━━━━━ DATASET CONTENT

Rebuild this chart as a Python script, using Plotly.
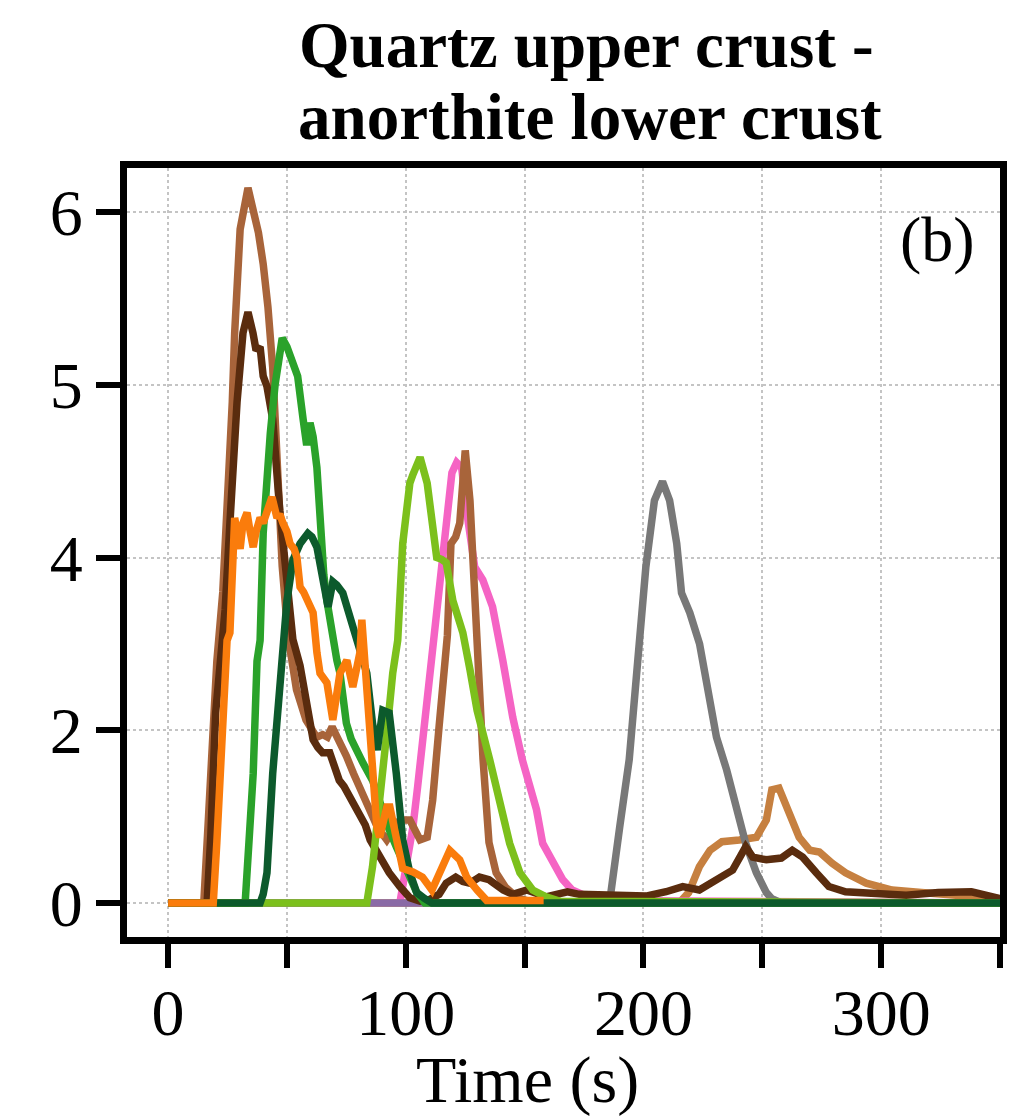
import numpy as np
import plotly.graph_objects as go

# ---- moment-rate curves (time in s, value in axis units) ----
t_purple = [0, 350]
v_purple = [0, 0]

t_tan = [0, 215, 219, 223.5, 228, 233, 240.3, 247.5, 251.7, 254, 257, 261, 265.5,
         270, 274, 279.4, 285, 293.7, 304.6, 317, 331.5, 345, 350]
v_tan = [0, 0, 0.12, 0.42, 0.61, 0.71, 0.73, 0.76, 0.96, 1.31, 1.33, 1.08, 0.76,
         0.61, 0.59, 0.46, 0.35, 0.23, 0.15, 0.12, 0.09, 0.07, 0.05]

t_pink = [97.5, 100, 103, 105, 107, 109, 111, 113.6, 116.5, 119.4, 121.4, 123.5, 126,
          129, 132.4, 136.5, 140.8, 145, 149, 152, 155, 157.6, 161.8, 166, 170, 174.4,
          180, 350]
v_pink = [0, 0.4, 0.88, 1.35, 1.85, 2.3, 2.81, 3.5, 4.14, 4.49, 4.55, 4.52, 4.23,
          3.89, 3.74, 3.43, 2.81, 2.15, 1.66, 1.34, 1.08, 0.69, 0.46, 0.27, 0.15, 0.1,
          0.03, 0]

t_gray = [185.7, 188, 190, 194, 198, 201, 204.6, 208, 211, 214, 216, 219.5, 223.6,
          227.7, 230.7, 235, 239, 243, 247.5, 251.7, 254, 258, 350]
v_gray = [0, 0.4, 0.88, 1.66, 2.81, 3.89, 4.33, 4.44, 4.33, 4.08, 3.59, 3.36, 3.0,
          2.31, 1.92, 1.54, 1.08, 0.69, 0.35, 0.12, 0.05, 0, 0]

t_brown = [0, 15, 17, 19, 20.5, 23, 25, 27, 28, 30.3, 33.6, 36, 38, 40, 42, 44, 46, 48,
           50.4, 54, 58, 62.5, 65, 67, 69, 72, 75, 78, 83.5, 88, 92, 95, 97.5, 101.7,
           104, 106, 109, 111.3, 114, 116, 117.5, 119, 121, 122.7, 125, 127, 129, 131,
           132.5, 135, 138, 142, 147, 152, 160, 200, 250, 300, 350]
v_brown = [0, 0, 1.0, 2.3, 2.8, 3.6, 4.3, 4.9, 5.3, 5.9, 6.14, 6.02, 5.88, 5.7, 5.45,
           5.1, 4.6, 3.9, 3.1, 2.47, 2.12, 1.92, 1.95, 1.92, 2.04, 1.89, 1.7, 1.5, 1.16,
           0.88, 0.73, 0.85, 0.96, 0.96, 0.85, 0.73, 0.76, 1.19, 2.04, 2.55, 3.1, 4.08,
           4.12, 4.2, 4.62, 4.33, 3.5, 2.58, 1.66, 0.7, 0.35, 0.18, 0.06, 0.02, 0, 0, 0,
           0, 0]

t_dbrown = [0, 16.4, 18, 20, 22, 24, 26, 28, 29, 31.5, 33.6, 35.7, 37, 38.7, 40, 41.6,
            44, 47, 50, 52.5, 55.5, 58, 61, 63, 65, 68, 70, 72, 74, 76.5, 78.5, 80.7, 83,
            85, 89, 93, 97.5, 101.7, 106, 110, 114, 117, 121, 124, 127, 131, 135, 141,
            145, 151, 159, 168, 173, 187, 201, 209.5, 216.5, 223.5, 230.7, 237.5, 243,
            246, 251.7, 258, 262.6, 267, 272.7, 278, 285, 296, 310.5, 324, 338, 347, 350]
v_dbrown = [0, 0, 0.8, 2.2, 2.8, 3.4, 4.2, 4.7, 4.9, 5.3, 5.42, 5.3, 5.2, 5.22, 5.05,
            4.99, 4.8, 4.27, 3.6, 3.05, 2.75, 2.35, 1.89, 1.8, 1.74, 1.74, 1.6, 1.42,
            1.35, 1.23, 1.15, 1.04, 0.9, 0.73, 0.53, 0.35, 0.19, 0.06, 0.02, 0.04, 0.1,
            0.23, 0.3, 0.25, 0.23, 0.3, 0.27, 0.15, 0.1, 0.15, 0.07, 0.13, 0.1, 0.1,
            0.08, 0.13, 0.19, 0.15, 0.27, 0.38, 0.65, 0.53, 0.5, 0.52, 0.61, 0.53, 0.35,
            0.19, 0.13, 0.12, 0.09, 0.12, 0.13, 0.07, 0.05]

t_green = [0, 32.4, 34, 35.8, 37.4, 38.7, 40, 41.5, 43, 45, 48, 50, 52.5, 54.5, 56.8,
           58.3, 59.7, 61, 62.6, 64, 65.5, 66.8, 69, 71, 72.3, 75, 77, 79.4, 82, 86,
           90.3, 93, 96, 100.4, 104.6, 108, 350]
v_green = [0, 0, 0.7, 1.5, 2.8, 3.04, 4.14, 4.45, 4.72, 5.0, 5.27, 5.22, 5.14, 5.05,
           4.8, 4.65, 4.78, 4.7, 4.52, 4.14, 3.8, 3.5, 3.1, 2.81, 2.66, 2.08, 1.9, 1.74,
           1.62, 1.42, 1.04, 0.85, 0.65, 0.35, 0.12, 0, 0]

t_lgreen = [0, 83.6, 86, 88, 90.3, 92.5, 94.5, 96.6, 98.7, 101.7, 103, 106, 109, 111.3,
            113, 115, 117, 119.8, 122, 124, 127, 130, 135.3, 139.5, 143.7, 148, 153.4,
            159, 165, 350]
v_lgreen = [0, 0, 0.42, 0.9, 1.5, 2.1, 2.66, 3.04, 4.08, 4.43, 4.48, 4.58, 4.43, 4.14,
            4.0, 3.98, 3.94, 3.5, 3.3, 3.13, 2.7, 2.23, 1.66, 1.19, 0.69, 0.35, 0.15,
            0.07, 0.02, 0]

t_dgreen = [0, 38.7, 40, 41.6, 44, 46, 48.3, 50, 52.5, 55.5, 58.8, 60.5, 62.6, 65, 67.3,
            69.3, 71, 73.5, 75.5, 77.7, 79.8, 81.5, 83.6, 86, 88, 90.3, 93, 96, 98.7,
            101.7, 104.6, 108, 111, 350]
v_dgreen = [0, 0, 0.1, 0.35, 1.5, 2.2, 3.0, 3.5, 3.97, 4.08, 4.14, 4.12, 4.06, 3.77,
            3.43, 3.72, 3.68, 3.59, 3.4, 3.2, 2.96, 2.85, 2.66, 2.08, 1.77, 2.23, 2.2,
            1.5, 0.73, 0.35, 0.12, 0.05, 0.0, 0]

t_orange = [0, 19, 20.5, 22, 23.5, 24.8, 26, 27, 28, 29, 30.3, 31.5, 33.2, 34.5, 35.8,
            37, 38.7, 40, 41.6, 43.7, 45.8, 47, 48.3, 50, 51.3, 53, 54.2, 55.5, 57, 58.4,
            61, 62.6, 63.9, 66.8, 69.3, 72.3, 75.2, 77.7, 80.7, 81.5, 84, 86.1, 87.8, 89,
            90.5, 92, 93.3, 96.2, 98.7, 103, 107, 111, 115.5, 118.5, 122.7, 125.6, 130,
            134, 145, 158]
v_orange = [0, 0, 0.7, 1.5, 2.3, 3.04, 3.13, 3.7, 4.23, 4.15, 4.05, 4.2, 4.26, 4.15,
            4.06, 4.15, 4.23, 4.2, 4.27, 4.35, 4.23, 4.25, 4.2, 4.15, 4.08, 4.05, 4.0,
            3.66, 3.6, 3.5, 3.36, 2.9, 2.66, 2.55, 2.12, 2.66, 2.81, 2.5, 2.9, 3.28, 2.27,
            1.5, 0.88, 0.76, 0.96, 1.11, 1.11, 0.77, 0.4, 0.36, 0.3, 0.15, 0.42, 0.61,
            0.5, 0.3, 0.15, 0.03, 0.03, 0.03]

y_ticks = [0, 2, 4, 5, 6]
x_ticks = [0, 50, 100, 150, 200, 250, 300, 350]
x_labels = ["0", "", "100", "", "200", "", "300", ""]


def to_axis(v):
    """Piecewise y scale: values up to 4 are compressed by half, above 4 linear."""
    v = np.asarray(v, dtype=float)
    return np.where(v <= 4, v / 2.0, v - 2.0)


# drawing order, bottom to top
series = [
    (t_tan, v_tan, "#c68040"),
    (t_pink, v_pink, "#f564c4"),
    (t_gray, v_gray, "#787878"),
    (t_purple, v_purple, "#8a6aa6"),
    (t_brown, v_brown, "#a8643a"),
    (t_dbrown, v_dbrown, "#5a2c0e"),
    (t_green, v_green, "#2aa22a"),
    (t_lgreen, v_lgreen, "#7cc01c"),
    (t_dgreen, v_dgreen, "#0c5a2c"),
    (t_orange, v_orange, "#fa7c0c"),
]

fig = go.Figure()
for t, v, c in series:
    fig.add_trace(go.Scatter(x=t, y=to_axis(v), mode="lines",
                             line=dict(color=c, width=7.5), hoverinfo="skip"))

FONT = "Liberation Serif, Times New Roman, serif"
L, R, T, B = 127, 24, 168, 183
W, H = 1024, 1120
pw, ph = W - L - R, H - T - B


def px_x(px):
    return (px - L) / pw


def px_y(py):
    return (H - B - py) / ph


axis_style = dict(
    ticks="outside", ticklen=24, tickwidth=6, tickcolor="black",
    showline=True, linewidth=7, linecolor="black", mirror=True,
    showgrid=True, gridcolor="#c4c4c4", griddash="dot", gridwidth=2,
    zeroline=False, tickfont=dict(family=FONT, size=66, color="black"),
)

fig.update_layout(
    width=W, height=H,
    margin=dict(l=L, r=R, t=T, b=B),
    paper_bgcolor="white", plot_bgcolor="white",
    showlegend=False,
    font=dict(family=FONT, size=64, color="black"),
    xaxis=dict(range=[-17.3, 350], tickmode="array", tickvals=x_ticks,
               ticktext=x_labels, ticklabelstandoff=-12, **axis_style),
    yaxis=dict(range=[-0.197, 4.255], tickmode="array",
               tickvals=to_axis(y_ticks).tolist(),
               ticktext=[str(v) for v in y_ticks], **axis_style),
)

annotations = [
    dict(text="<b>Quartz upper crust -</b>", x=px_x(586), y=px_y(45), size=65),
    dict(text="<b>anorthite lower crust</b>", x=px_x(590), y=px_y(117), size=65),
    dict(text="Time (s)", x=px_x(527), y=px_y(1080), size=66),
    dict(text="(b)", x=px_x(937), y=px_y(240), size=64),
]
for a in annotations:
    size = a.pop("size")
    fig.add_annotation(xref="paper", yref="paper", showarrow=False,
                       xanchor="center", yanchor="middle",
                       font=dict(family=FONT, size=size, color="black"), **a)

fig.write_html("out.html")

━━━━━━━━━━

GIVEN INSTRUCTION: Begin at the top of the material above and output each line exactly, stopping after the line that holds "0.61, 0.59, 0.46, 0.35, 0.23, 0.15, 0.12, 0.09, 0.07, 0.05]". Leave out pictures.

THE COMPLETED TASK:
Rebuild this chart as a Python script, using Plotly.
import numpy as np
import plotly.graph_objects as go

# ---- moment-rate curves (time in s, value in axis units) ----
t_purple = [0, 350]
v_purple = [0, 0]

t_tan = [0, 215, 219, 223.5, 228, 233, 240.3, 247.5, 251.7, 254, 257, 261, 265.5,
         270, 274, 279.4, 285, 293.7, 304.6, 317, 331.5, 345, 350]
v_tan = [0, 0, 0.12, 0.42, 0.61, 0.71, 0.73, 0.76, 0.96, 1.31, 1.33, 1.08, 0.76,
         0.61, 0.59, 0.46, 0.35, 0.23, 0.15, 0.12, 0.09, 0.07, 0.05]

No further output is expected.